The Tenth Trouble. To Warren Harding he remained loyal and sympathetic even after it had become politically careless to show such sentiments. “Had it not been for the continuous exposure of terrible corruption by his playmates,” writes Hoover, “he would have passed into memory with the same aura of affection and respect that attaches to Garfield and McKinley . . . He had a real quality in geniality, in good will and in ability for pleasing address. He was not a man with either the experience or the intellectual quality that the position needed.”

Between Hoover and Coolidge there apparently was respect but little warm devotion. Silent Cal always hated to act in advance. One of his sayings was: “If you see ten troubles coming down the road, you can be sure that nine will run into the ditch before they reach you.” “The trouble with this philosophy,” Hoover found, “was that when the tenth trouble reached him he was wholly unprepared and it had by that time acquired such momentum that it spelled disaster. The outstanding instance was the rising boom and orgy of mad speculation which began in 1927, in respect to which he rejected or sidestepped all our anxious urgings and warnings to take action.”

Of all who worked with him, Hoover seems to have been impressed most by Secretary of the Treasury Andrew Mellon. “He was in every instinct a country banker . . . He had no use for certain varieties of New York banking, which he deemed were too often devoted to tearing men down and picking their bones.” After the stock market broke. Mellon said of the New York speculators: “They deserved it!”

The Rare Doily. Hoover also liked the man he licked in one of the bitterest of American presidential campaigns. “Governor Alfred E. Smith,” he writes, “was a natural-born gentleman. Both of us had come up from the grass roots or the pavements, and from boyhood had learned the elements of sportsmanship.”

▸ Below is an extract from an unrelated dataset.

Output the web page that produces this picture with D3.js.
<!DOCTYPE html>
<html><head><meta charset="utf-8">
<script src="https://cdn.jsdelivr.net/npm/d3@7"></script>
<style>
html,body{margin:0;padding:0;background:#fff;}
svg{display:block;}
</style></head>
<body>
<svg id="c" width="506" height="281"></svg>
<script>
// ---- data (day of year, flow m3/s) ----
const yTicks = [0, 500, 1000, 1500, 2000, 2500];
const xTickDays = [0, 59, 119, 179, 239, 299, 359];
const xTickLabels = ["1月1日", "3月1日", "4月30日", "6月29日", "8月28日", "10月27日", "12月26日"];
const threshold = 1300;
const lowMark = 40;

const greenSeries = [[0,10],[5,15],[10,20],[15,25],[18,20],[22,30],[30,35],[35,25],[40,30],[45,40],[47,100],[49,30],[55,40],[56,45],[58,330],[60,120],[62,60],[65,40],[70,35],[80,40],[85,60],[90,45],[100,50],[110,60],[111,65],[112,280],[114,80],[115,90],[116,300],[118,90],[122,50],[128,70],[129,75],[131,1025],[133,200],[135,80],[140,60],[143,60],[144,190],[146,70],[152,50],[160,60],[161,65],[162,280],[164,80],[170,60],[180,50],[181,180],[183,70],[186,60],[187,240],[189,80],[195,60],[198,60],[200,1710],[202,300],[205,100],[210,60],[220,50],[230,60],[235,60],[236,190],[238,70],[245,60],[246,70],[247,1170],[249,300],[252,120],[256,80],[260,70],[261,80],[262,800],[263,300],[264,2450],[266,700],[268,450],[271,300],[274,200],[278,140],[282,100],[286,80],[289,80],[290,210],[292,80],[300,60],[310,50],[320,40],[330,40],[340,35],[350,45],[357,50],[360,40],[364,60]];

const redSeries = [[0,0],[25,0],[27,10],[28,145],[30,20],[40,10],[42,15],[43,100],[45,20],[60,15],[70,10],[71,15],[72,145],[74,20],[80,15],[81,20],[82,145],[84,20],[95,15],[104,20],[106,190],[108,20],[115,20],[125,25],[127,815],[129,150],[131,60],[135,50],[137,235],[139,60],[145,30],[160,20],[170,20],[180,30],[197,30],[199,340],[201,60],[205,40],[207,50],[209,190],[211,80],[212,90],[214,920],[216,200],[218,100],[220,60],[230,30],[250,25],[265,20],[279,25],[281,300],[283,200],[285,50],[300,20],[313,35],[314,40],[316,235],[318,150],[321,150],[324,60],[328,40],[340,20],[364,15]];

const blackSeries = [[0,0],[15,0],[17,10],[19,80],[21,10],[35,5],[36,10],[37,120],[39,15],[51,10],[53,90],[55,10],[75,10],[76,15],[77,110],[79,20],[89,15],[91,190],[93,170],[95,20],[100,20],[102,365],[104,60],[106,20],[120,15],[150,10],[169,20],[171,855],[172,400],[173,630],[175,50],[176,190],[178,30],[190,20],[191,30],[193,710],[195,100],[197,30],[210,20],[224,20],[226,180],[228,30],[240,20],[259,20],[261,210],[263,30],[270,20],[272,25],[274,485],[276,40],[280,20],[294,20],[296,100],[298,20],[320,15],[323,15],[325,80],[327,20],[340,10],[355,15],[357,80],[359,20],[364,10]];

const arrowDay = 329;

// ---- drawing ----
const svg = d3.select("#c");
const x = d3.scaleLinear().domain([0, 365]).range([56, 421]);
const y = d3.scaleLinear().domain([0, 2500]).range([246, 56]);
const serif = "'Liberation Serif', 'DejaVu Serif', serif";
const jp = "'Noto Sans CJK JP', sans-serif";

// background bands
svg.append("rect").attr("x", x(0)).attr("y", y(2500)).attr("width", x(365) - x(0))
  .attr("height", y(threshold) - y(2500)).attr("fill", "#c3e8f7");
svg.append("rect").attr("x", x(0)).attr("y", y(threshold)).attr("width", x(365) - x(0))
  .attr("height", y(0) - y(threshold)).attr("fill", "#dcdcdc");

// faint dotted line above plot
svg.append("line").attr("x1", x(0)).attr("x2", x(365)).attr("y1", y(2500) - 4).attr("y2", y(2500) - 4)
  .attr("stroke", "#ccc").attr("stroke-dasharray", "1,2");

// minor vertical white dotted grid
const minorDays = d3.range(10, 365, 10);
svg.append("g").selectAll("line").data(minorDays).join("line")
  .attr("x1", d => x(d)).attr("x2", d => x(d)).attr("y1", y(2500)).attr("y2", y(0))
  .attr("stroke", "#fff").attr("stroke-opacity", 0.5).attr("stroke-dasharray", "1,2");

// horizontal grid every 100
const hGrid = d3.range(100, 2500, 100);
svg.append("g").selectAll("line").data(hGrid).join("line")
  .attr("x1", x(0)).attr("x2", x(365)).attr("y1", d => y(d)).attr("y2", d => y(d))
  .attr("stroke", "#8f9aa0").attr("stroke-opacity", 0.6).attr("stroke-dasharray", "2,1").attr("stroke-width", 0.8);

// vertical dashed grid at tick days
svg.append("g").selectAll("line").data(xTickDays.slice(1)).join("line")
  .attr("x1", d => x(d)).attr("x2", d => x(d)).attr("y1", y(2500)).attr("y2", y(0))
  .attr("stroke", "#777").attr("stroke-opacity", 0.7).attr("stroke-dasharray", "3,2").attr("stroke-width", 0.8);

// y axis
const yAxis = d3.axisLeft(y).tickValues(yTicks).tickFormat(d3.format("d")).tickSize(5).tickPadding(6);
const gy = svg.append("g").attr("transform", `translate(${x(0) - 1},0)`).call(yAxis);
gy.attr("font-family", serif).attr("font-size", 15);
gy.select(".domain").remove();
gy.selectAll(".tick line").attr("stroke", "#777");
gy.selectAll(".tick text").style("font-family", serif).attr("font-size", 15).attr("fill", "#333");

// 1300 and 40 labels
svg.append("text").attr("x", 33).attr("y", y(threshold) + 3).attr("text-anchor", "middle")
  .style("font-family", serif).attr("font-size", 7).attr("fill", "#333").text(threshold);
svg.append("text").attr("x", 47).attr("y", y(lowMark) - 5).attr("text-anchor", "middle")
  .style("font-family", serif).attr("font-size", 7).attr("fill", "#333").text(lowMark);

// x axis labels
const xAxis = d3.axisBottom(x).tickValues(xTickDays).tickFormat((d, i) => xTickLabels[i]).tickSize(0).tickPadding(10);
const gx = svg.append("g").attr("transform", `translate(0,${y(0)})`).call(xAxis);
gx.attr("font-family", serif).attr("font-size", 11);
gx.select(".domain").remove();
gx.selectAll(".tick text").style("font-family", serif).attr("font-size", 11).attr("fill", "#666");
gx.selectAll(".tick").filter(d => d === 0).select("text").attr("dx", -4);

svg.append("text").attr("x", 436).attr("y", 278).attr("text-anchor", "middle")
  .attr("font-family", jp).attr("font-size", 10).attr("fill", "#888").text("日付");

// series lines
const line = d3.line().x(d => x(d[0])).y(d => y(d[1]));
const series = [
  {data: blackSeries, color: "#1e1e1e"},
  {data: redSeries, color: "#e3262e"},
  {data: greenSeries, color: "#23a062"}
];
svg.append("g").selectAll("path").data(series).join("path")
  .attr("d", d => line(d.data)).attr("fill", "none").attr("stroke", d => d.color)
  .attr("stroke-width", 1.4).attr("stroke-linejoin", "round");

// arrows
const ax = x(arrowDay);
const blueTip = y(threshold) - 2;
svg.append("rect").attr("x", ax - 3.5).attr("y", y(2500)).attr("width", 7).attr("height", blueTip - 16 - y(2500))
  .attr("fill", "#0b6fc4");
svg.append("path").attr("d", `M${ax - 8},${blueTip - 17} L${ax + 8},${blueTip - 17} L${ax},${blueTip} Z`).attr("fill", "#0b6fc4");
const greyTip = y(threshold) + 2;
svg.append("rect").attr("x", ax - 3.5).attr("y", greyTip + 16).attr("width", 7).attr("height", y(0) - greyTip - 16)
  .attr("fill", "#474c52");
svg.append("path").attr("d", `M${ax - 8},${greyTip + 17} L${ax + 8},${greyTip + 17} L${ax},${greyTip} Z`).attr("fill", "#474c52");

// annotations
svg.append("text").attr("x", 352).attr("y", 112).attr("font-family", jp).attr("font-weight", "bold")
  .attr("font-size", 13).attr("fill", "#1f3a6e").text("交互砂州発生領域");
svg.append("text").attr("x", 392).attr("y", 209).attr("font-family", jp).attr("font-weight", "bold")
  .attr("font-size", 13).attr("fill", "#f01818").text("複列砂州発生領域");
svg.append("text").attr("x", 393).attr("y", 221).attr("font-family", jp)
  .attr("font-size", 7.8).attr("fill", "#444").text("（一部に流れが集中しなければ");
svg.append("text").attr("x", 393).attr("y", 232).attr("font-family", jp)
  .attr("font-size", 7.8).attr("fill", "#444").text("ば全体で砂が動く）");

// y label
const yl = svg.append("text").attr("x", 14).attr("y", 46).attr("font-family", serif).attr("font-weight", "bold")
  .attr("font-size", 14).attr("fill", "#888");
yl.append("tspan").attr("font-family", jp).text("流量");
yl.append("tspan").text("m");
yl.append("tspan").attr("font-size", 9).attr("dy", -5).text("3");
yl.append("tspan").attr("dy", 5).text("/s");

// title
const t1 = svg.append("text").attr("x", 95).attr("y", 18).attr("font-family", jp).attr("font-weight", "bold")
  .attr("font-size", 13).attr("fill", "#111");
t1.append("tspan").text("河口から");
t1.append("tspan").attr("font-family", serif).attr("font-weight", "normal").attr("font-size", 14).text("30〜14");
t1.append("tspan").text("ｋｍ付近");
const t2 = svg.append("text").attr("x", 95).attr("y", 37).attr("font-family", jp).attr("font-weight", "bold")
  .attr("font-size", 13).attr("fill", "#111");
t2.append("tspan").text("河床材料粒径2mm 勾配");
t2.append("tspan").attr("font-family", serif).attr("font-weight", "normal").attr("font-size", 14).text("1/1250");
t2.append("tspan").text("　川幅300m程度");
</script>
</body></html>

Against the grain of contemporary belief, Hoover expresses the conviction that Al Smith’s Catholicism had no important bearing on his defeat. “The issues which defeated the governor were general prosperity, prohibition, the farm tariffs, Tammany and the ‘snuggling up’ of the Socialists. Had he been a Protestant, he would certainly have lost and might even have had a smaller vote.”

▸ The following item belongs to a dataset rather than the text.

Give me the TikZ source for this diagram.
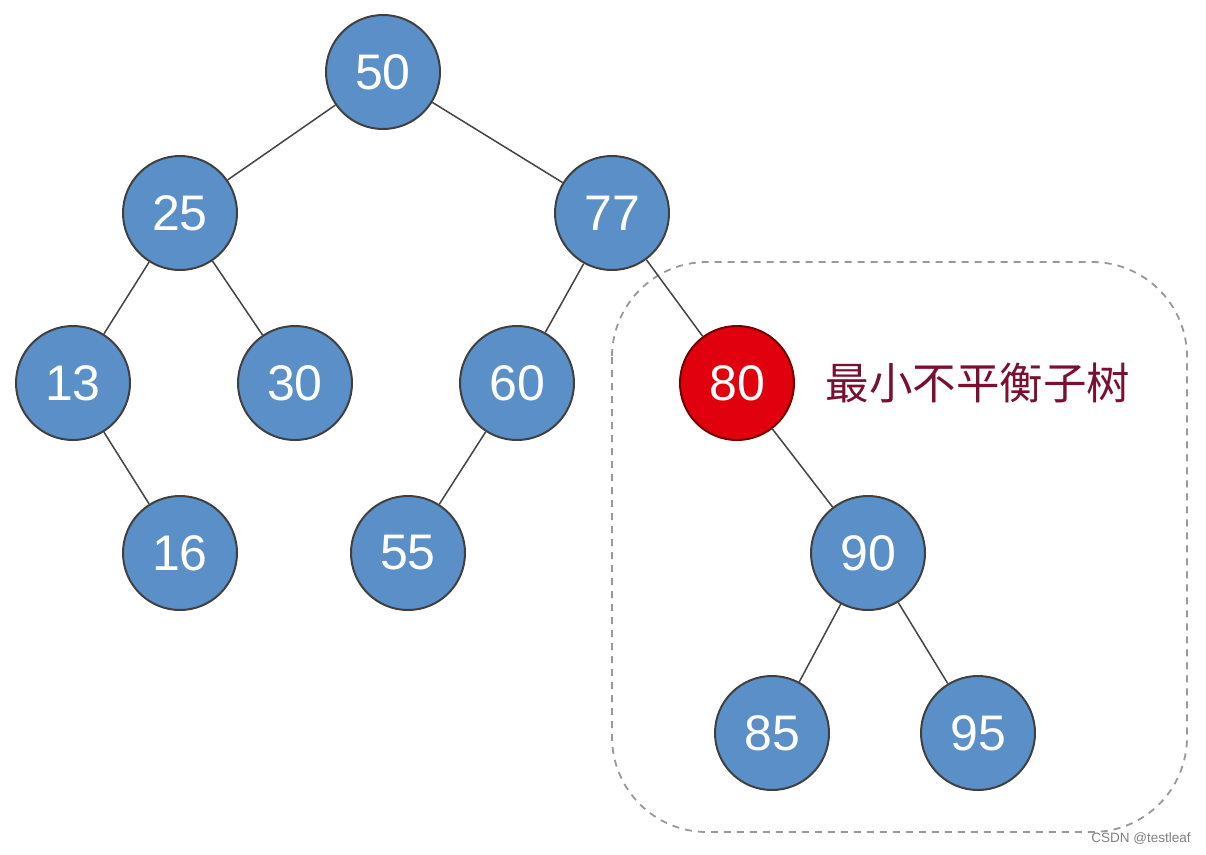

Rarely does the ex-President let the story of his twelve years in Washington get in the way of statistical detail, but occasionally a light note slips in, e.g., the time that hornyhanded Senator Norbeck of South Dakota, in the midst of a powerful political delivery at dinner, placed his ice cream on one of Mrs. Hoover’s prized Belgian lace doilies and gulped down doily and all. But in the four presidential years, which plunged, only a few months after Inauguration Day, into the opaque depths of the Great Depression, there was a minimum of things to laugh about. Still, nothing in those days of disaster seems to have changed the political philosophy or destroyed the self-confidence of Herbert Hoover. Says he, 23 years later: “I am so immodest as to believe that had we been continued in office we would have quickly overcome the depression and approached economic and social problems from the point of view of correcting marginal abuse and not of inflicting a collectivist economy on the nation.”